Cold Cold War

What happens if we’re all bluffing, living half a life, churning out an existence which bows to the demands of politics and business?

Philip Larkin said “the eyes clear with age”. He was right. As a consequence, we begin to shut out the noise, no longer chase the pointless – steer clear of bogus thrills.

Table tennis remedies some of the hurt, acts as a part-time panacea, transports the mind to a better place. In its rhythm is joy, health, a beautiful nothingness, a disappearing act.

People play the game with wit accompanying them, the occasional growl and the odd bit of controversy. A night is rarely complete or perfect – just riddled with more good than bad if driving home with a smile.

It is ‘controversy’ which fascinates me the most.

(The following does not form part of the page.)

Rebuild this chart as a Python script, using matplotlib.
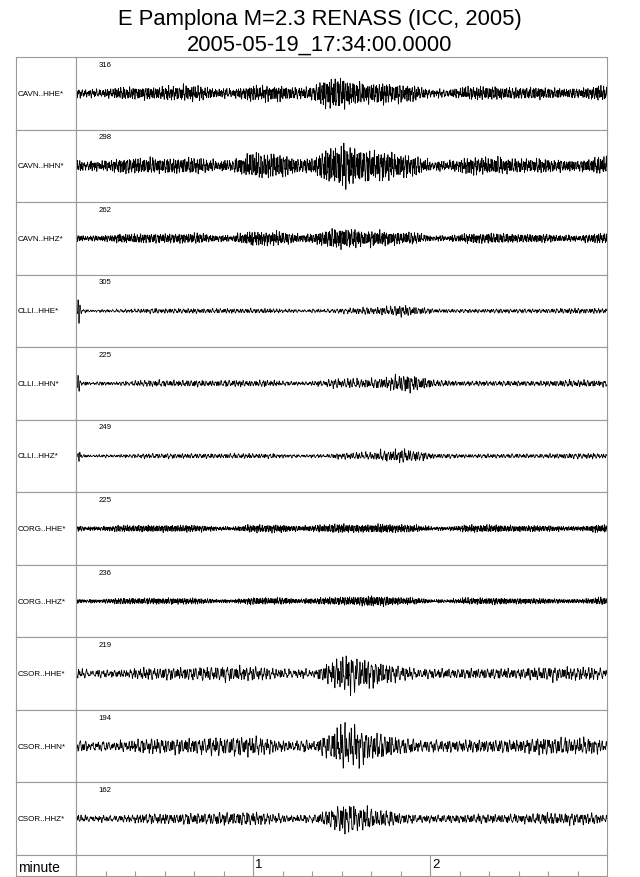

Sport can be a truly dazzling thing capable of mending relations as in the case of the Sino-American thaw in 1971; Cold War tensions eased by the friendship between table tennis players, Zhuang Zedong and Glenn Cowan.

It can also muddy itself, exampled in 1969 by the Marylebone Cricket Club’s refusal to allow the mixed-race player, Basil D’Oliveira play for England against South Africa thus indirectly condoning the apartheid regime.

Boxing, of course, is not without its demons – unbeaten US fighter, Joe Louis (24-0) defeated by Germany’s Max Schmeling in 1936; Schmeling lauded by the Nazi Party as a symbol of Aryan supremacy.

American writer, Langston Hughes echoed part of his nation’s mood at the time: “I walked down Seventh Avenue and saw grown men weeping like children, and women sitting on the curbs with their head in their hands. All across the country that night when the news came out that Joe was knocked out, people cried.”

Such magnitude and meaning I have yet to witness in the table tennis halls of Bolton, however it prompts bigger questions over politics and rights within sport. On the outside, sport has embraced physical disabilities and differences. At a local level I regularly play against Asians, whites, blacks, people with Alzheimer’s, Parkinson’s and autism. It is the norm – nothing unusual, nothing new, something that arouses only bigots.

But start talking politics, start getting inside a person, and it often ends in a rumble. Some people confuse reasoned arguments (or dialectics) with feuds. Some are hard-wired not to listen at all – see between the black and the white, or the numerous religious scriptures.

Little known is that Schmeling actually had a Jewish American manager (Joe Jacobs) but was trapped by the ideology of the day. Muhammad Ali, not all hero, was so consumed by the Nation of Islam that he chose not to mourn the assassination of the reformed Malcolm X in 1965. Two years later, a maturer Ali refused to be drafted for the Vietnam War, laudably costing him his freedom.

This week’s column was meant to be about a leftwing table tennis player who I happened to meet earlier this year. I then realised – and he concurred – that by printing his name and espousing his thoughts it might compromise his position of employment.

The default 21st century political position is not yet common sense and kindliness it would appear, but something still aligned to the interests of the day – a never-ending track to nowhere.

Perhaps one day change will come after the remaining dogs are driven out. Perhaps.